Não quero com isto dizer que haja um problema genérico em fazer sondagens telefónicas (já perorei muitas vezes sobre o assunto aqui, defendendo que, até agora, e ceteris paribus, não é isso que parece fazer a diferença) ou que elas tenham tido até agora um enviesamento intrínseco numa direcção ou noutra. Quero apenas dizer que cada eleição é uma eleição, nunca sabemos se tem características podem fazer com que uma dada opção produza enviesamento, e que ficava muito mais descansado com estes resultados se visse maior variedade de técnicas de inquirição.
Acresce a isto que, quando essas variações metodológicas existem no nosso conjunto de sondagens, o seu impacto parece ser grande.
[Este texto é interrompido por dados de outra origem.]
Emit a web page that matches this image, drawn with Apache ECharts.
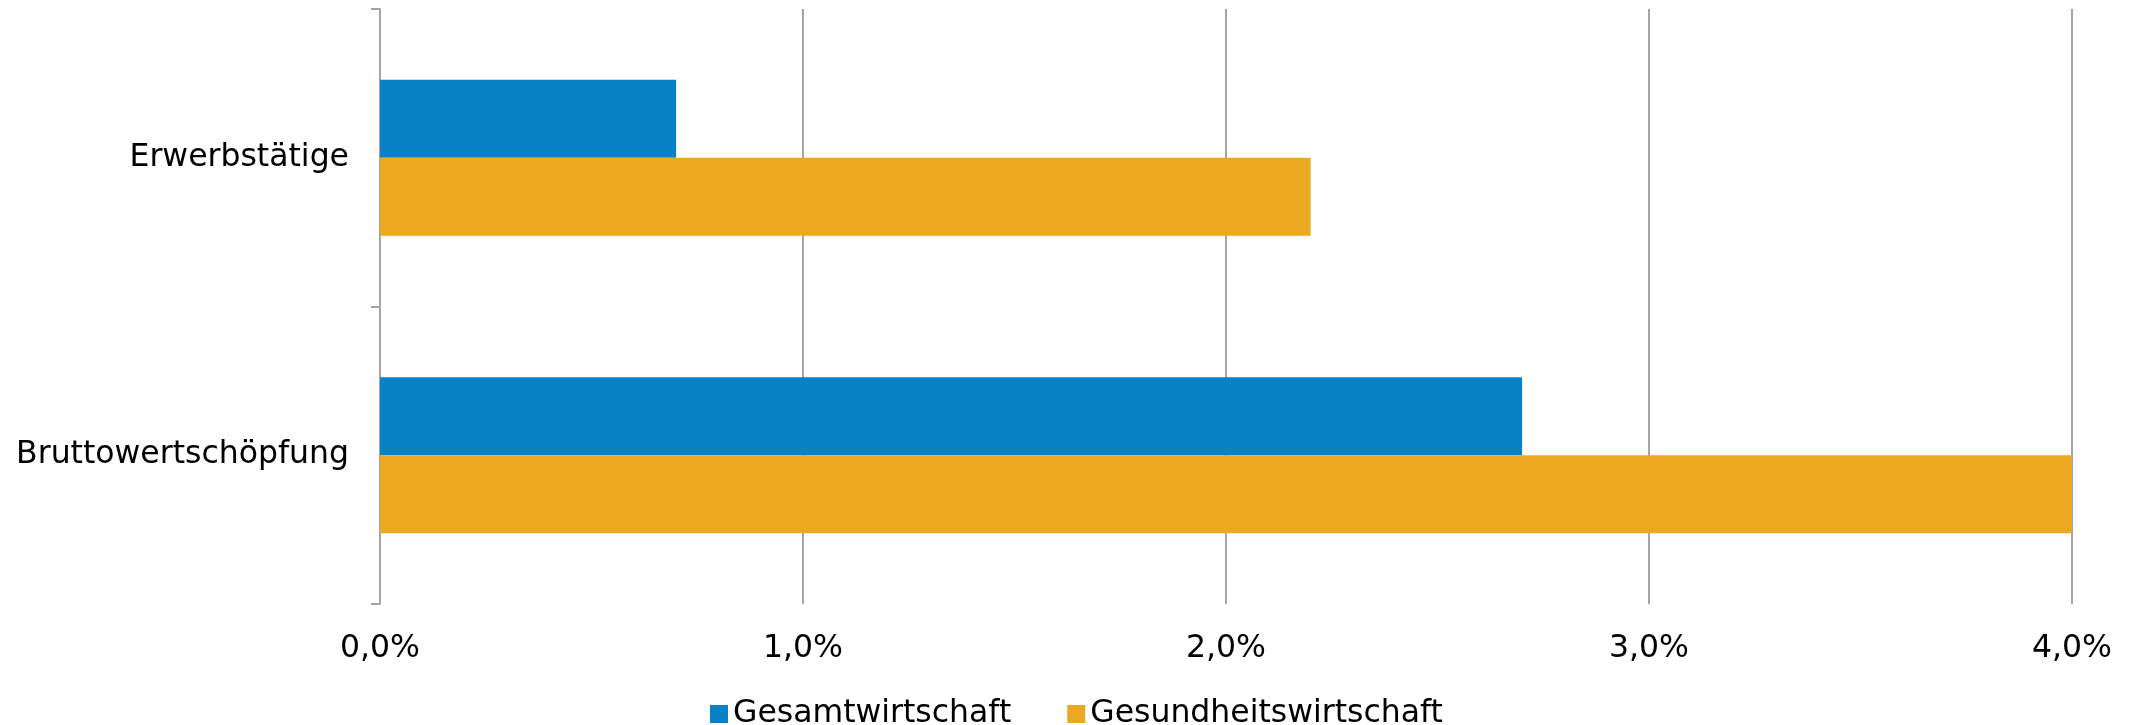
<!DOCTYPE html>
<html>
<head>
<meta charset="utf-8">
<script src="https://cdn.jsdelivr.net/npm/echarts@6/dist/echarts.min.js"></script>
<style>
  html, body { margin: 0; padding: 0; background: #fff; }
  #chart { width: 2133px; height: 725px; }
</style>
</head>
<body>
<div id="chart"></div>
<script>
// Wachstum in Prozent
let categories = ['Erwerbstätige', 'Bruttowertschöpfung'];
let gesamtwirtschaft = [0.7, 2.7];
let gesundheitswirtschaft = [2.2, 4.0];

let gray = '#a3a5a8';
let font = 'DejaVu Sans';

let option = {
    animation: false,
    grid: {
        left: 380,
        right: 61,
        top: 9,
        bottom: 121
    },
    legend: {
        left: 705,
        top: 693,
        itemWidth: 18,
        itemHeight: 18,
        itemGap: 56,
        icon: 'rect',
        textStyle: {
            fontFamily: font,
            fontSize: 31.5,
            color: '#000'
        },
        data: ['Gesamtwirtschaft', 'Gesundheitswirtschaft']
    },
    xAxis: {
        type: 'value',
        min: 0,
        max: 4,
        interval: 1,
        axisLine: { show: false },
        axisTick: { show: false },
        axisLabel: {
            margin: 29,
            fontFamily: font,
            fontSize: 31.5,
            color: '#000',
            formatter: function (v) {
                return v.toFixed(1).replace('.', ',') + '%';
            }
        },
        splitLine: {
            lineStyle: { color: gray, width: 2 }
        }
    },
    yAxis: {
        type: 'category',
        inverse: true,
        data: categories,
        axisLine: {
            show: true,
            lineStyle: { color: gray, width: 2 }
        },
        axisTick: {
            show: true,
            alignWithLabel: false,
            length: 9,
            lineStyle: { color: gray, width: 2 }
        },
        axisLabel: {
            margin: 31,
            fontFamily: font,
            fontSize: 31.5,
            color: '#000'
        }
    },
    series: [
        {
            name: 'Gesamtwirtschaft',
            type: 'bar',
            barGap: 0,
            barCategoryGap: '47.5%',
            itemStyle: { color: '#0782c5' },
            data: gesamtwirtschaft
        },
        {
            name: 'Gesundheitswirtschaft',
            type: 'bar',
            barGap: 0,
            barCategoryGap: '47.5%',
            itemStyle: { color: '#eda821' },
            data: gesundheitswirtschaft
        }
    ]
};

let myChart = echarts.init(document.getElementById('chart'));
myChart.setOption(option);
</script>
</body>
</html>
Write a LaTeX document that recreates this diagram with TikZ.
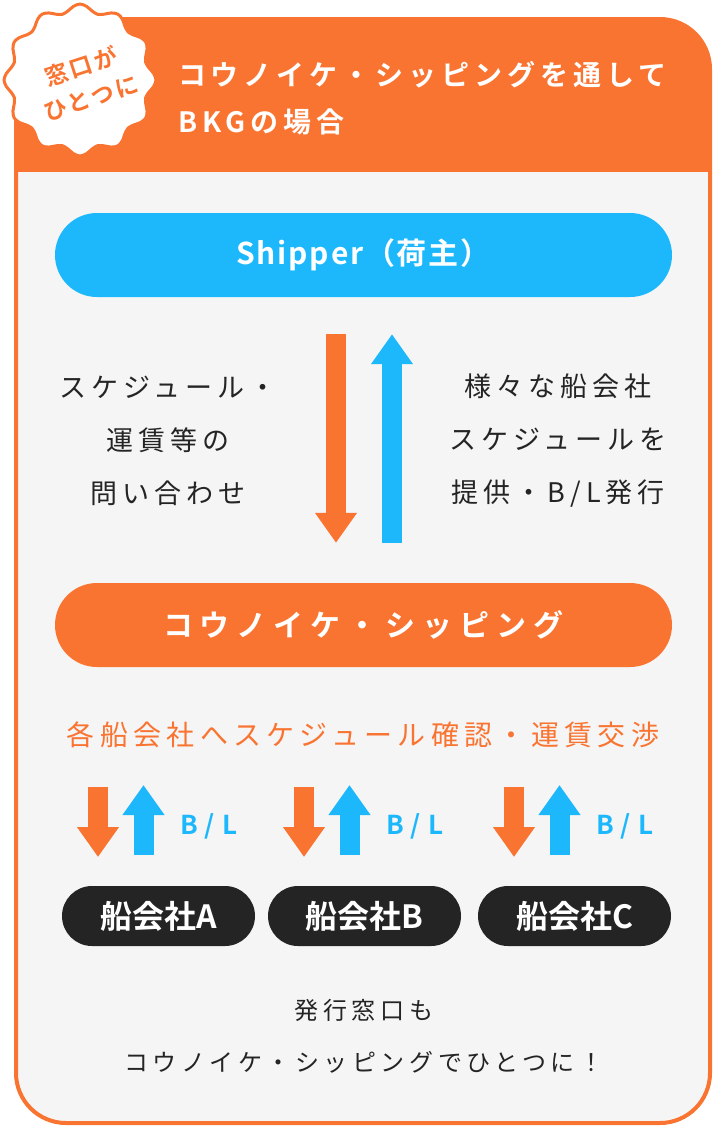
\documentclass[tikz,border=0pt]{standalone}
\usepackage{fontspec}
\setmainfont{Noto Sans CJK JP}[BoldFont={Noto Sans CJK JP Bold}]
\usetikzlibrary{arrows.meta}
\definecolor{kporange}{HTML}{FA7431}
\definecolor{kpblue}{HTML}{1DB8FC}
\definecolor{kpdark}{HTML}{242424}
\definecolor{kpgray}{HTML}{F5F5F5}
\tikzset{>=latex}
\newcommand{\track}[1]{\addfontfeatures{LetterSpace=#1}}
\tikzset{
    pill/.style={fill=#1, minimum width=617pt, minimum height=84pt, rounded corners=42pt,
        inner sep=0pt, text=white, font=\fontsize{30}{34}\selectfont\bfseries\track{24}},
    coname/.style={fill=kpdark, minimum width=193pt, minimum height=60pt, rounded corners=30pt,
        inner sep=0pt, text=white, font=\fontsize{32}{36}\selectfont\bfseries},
    fat/.style={line width=20pt, -{Triangle[length=30pt,width=40pt]}},
    memo/.style={align=center, inner sep=0pt, text=kpdark, font=\fontsize{27}{53}\selectfont\track{19}},
}
% one pair of small arrows, its B/L and one carrier
\newcommand{\carrier}[3]{
    \coordinate (dn#1) at (98+#2,787);
    \coordinate (dt#1) at (98+#2,857);
    \coordinate (ub#1) at (143.5+#2,855);
    \coordinate (ut#1) at (143.5+#2,785);
    \draw[fat,kporange] (dn#1) -- (dt#1);
    \draw[fat,kpblue] (ub#1) -- (ut#1);
    \node[anchor=west, inner sep=0pt, text=kpblue, font=\fontsize{26}{30}\selectfont\bfseries\track{27}] (bl#1) at (180+#2,826) {B/L};
    \node[coname] (co#1) at (158.5+#2,916) {船会社#3};
}

\begin{document}
\begin{tikzpicture}[x=1pt,y=-1pt]
    \useasboundingbox (0,0) rectangle (714,1128);
    % frame and header
    \begin{scope}
        \clip[rounded corners=50pt] (16,19) rectangle (710,1123);
        \fill[kpgray] (16,19) rectangle (710,1123);
        \fill[kporange] (16,19) rectangle (710,172);
    \end{scope}
    \draw[kporange, line width=4pt, rounded corners=50pt] (16,19) rectangle (710,1123);
    \draw[kporange, line width=3pt, fill=white] plot[smooth cycle, domain=0:355, samples=72]
        ({80+(72+4*cos(12*\x))*cos(\x)}, {80+(72+4*cos(12*\x))*sin(\x)});
    \node[rotate=18, align=center, inner sep=0pt, text=kporange,
        font=\fontsize{23}{33}\selectfont\bfseries\track{12}] (badge) at (86,82) {窓口が\\ひとつに};
    \node[anchor=west, align=left, inner sep=0pt, text=white,
        font=\fontsize{28}{47}\selectfont\bfseries\track{18}] (title) at (178,98)
        {コウノイケ・シッピングを通して\\BKGの場合};
    % shipper and us
    \node[pill=kpblue, font=\fontsize{30}{34}\selectfont\bfseries\track{6}] (shipper) at (363.5,255) {Shipper（荷主）};
    \node[pill=kporange] (koike) at (363.5,625) {コウノイケ・シッピング};
    \draw[fat,kporange,shorten <=37pt,shorten >=40pt] ([xshift=-27.5pt]shipper.south) -- ([xshift=-27.5pt]koike.north);
    \draw[fat,kpblue,shorten <=40pt,shorten >=37pt] ([xshift=28.5pt]koike.north) -- ([xshift=28.5pt]shipper.south);
    \node[memo] (ask) at (168,441) {スケジュール・\\運賃等の\\問い合わせ};
    \node[memo] (give) at (558,441) {様々な船会社\\スケジュールを\\提供・B/L発行};
    % carriers
    \node[inner sep=0pt, text=kporange, font=\fontsize{28}{32}\selectfont\track{19}] (deal) at (363,735)
        {各船会社へスケジュール確認・運賃交渉};
    \carrier{a}{0}{A}
    \carrier{b}{206}{B}
    \carrier{c}{416}{C}
    \node[memo, font=\fontsize{24}{52}\selectfont\track{19}] (close) at (364,1036)
        {発行窓口も\\コウノイケ・シッピングでひとつに！};
\end{tikzpicture}
\end{document}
Falo, por exemplo, do contraste entre sondagens que usam informação socio-demográfica para a construção da amostra (quotas) ou ponderação dos resultados (ponderadores) e aquelas que se limitam a confiar na aleatoriedade pura. Nas primeiras, que são a maioria, a média das estimativas para Cavaco, Alegre e Soares é, respectivamente, 59%, 16% e 14%. Nas segundas, é de 53%, 14% e 20%. E se excluirmos as sondagens da Católica - de classificação mais ambígua deste ponto de vista (porque seleccionam inquiridos aleatoriamente mas ponderam os resultados com dados do Censos) - do primeiro grupo, a média fica, respectivamente, 60%, 15% e 14%. São diferenças muito importantes.
É certo que parte destas discrepâncias se poderão atribuir ao facto de as diferentes sondagens serem feitas em momentos diferentes, sendo por isso afectadas pela passagem do tempo. Foi essa a perspectiva que, por exemplo, adoptei aqui, aqui e aqui. E é também verdade que tenho convicções próprias acerca de que sondagens e de que métodos obtêm medições mais fiáveis.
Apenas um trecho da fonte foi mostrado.